**STATED TASK:** Print nothing but the lines from the start of the listing below through the line that contains "const seriesNames = ['clus". Do not include the pictures.

**COLLECTED DATA:**

-------------------------

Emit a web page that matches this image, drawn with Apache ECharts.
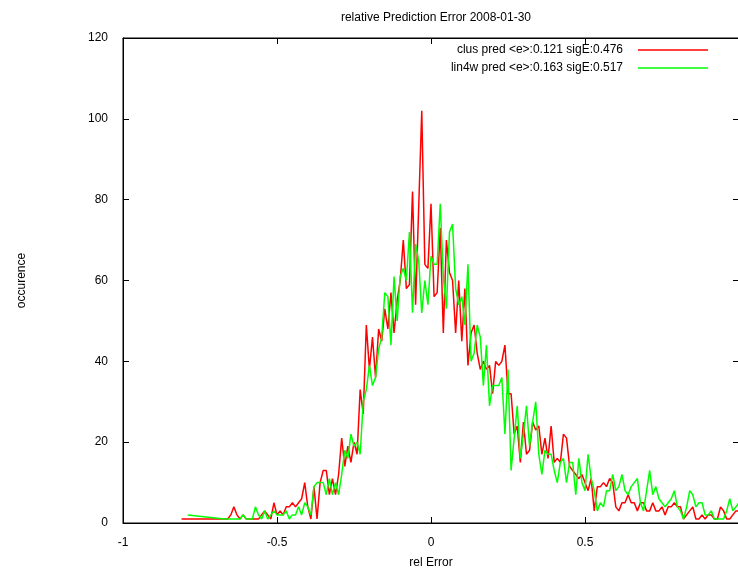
<!DOCTYPE html>
<html>
<head>
<meta charset="utf-8">
<script src="https://cdn.jsdelivr.net/npm/echarts@6/dist/echarts.min.js"></script>
<style>html,body{margin:0;padding:0;background:#fff}#c{width:738px;height:574px}</style>
</head>
<body>
<div id="c"></div>
<script>
// Bin grid (rel Error), start and width of the histogram bins
const binStart = -0.81;
const binWidth = 0.01;
const xTicks = [-1, -0.5, 0, 0.5, 1];
const yTicks = [0, 20, 40, 60, 80, 100, 120];
const seriesNames = ['clus pred <e>:0.121 sigE:0.476', 'lin4w pred <e>:0.163 sigE:0.517'];

// occurrence counts per bin (null = empty bin, not plotted)
const clusCounts = [
  1, null, null, null, null, null, null, null, null, null, null, null, null, null, null,
  1, 2, 4, 2, 1, 2, 1, 1, 1, 1,
  1, 2, 3, 2, 1, 5, 2, 3, 2, 4,
  4, 5, 4, 5, 6, 10, 4, 1, 9, 1,
  10, 13, 13, 7, 11, 7, 12, 21, 14, 19,
  15, 20, 17, 33, 27, 49, 38, 46, 36, 48,
  45, 53, 48, 57, 47, 55, 60, 70, 58, 59,
  82, 54, 78, 102, 64, 63, 79, 56, 57, 73,
  47, 70, 62, 60, 47, 60, 45, 58, 39, 47,
  49, 42, 38, 40, 38, 39, 32, 40, 39, 40,
  44, 32, 32, 22, 24, 15, 25, 17, 18, 25,
  23, 24, 17, 21, 16, 24, 15, 16, 15, 22,
  21, 14, 13, 12, 11, 12, 10, 8, 11, 3,
  9, 9, 10, 9, 11, 10, 4, 3, 5, 5,
  7, 5, 5, 3, 5, 5, 3, 3, 5, 3,
  3, 4, 2, 4, 4, 5, 4, 4, 1, 2,
  3, 4, 1, 1, 2, 1, 2, 2, 1, 1,
  4, 3, 1, 1, 2, 3, 3
];
const lin4wCounts = [
  null, null, 2, null, null, null, null, null, null, null, null, null, null, null, 1,
  null, 1, 1, 1, 1, 2, 1, 1, 1, 4,
  2, 1, 3, 1, 2, 3, 2, 2, 2, 3,
  1, 2, 2, 4, 2, 5, 4, 2, 9, 10,
  10, 10, 7, 11, 7, 10, 7, 12, 18, 16,
  22, 19, 20, 17, 30, 33, 39, 34, 36, 43,
  46, 57, 56, 44, 61, 50, 61, 63, 60, 72,
  52, 69, 65, 52, 60, 54, 66, 64, 64, 79,
  61, 53, 72, 74, 58, 54, 56, 49, 64, 40,
  42, 49, 46, 34, 44, 29, 34, 34, 34, 36,
  22, 38, 13, 21, 29, 16, 22, 29, 19, 25,
  30, 17, 12, 18, 17, 17, 13, 10, 15, 16,
  10, 15, 15, 7, 16, 10, 8, 17, 11, 8,
  3, 5, 4, 8, 8, 12, 8, 9, 12, 8,
  7, 9, 10, 11, 5, 3, 8, 13, 7, 9,
  6, 5, 4, 5, 6, 8, 4, 3, 1, 4,
  8, 7, 4, 5, 5, 2, 2, 3, 1, 1,
  1, 1, 3, 6, 3, 4, 5
];

function toPairs(counts) {
  const out = [];
  counts.forEach((v, i) => {
    if (v !== null) out.push([Math.round((binStart + i * binWidth) * 100) / 100, v]);
  });
  return out;
}

const FONT = "'Liberation Sans', Arial, sans-serif";
const chart = echarts.init(document.getElementById('c'), null, {renderer: 'canvas'});
const tickStyle = {show: true, inside: true, length: 6, lineStyle: {color: '#000', width: 1}};
chart.setOption({
  animation: false,
  backgroundColor: '#fff',
  title: {
    text: 'relative Prediction Error 2008-01-30',
    left: 431, top: 7, textAlign: 'center',
    textStyle: {fontFamily: FONT, fontSize: 12, fontWeight: 'normal', color: '#000'}
  },
  legend: {
    orient: 'vertical', align: 'right',
    right: 25, top: 38,
    icon: 'rect',
    itemWidth: 70, itemHeight: 1.5, itemGap: 4,
    data: seriesNames,
    textStyle: {fontFamily: FONT, fontSize: 12, color: '#000', padding: [0, 10, 0, 0], lineHeight: 14}
  },
  grid: {left: 123, top: 38, width: 616, height: 485, outerBoundsMode: 'none', containLabel: false,
         show: true, borderColor: '#000', borderWidth: 1, backgroundColor: 'transparent'},
  xAxis: [{
    type: 'value', min: xTicks[0], max: xTicks[xTicks.length - 1], interval: 0.5,
    name: 'rel Error', nameLocation: 'middle', nameGap: 34,
    nameTextStyle: {fontFamily: FONT, fontSize: 12, color: '#000'},
    axisLine: {show: true, onZero: false, lineStyle: {color: '#000'}},
    axisTick: tickStyle,
    axisLabel: {fontFamily: FONT, fontSize: 12, color: '#000', margin: 14, showMaxLabel: false, formatter: v => String(v)},
    splitLine: {show: false}
  }, {
    type: 'value', position: 'top', min: xTicks[0], max: xTicks[xTicks.length - 1], interval: 0.5,
    axisLine: {show: true, onZero: false, lineStyle: {color: '#000'}},
    axisTick: tickStyle, axisLabel: {show: false}, splitLine: {show: false}
  }],
  yAxis: [{
    type: 'value', min: yTicks[0], max: yTicks[yTicks.length - 1], interval: 20,
    name: 'occurence', nameLocation: 'middle', nameGap: 95, nameRotate: 90,
    nameTextStyle: {fontFamily: FONT, fontSize: 12, color: '#000'},
    axisLine: {show: true, onZero: false, lineStyle: {color: '#000'}},
    axisTick: tickStyle,
    axisLabel: {fontFamily: FONT, fontSize: 12, color: '#000', margin: 15},
    splitLine: {show: false}
  }, {
    type: 'value', position: 'right', min: yTicks[0], max: yTicks[yTicks.length - 1], interval: 20,
    axisLine: {show: true, onZero: false, lineStyle: {color: '#000'}},
    axisTick: tickStyle, axisLabel: {show: false}, splitLine: {show: false}
  }],
  series: [{
    name: seriesNames[0], type: 'line', data: toPairs(clusCounts),
    showSymbol: false, symbol: 'none', color: '#ff0000',
    lineStyle: {color: '#ff0000', width: 1.5}, z: 2
  }, {
    name: seriesNames[1], type: 'line', data: toPairs(lin4wCounts),
    showSymbol: false, symbol: 'none', color: '#00ff00',
    lineStyle: {color: '#00ff00', width: 1.5}, z: 3
  }]
});
</script>
</body>
</html>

-------------------------

**CORRECT ANSWER:**
Emit a web page that matches this image, drawn with Apache ECharts.
<!DOCTYPE html>
<html>
<head>
<meta charset="utf-8">
<script src="https://cdn.jsdelivr.net/npm/echarts@6/dist/echarts.min.js"></script>
<style>html,body{margin:0;padding:0;background:#fff}#c{width:738px;height:574px}</style>
</head>
<body>
<div id="c"></div>
<script>
// Bin grid (rel Error), start and width of the histogram bins
const binStart = -0.81;
const binWidth = 0.01;
const xTicks = [-1, -0.5, 0, 0.5, 1];
const yTicks = [0, 20, 40, 60, 80, 100, 120];
const seriesNames = ['clus pred <e>:0.121 sigE:0.476', 'lin4w pred <e>:0.163 sigE:0.517'];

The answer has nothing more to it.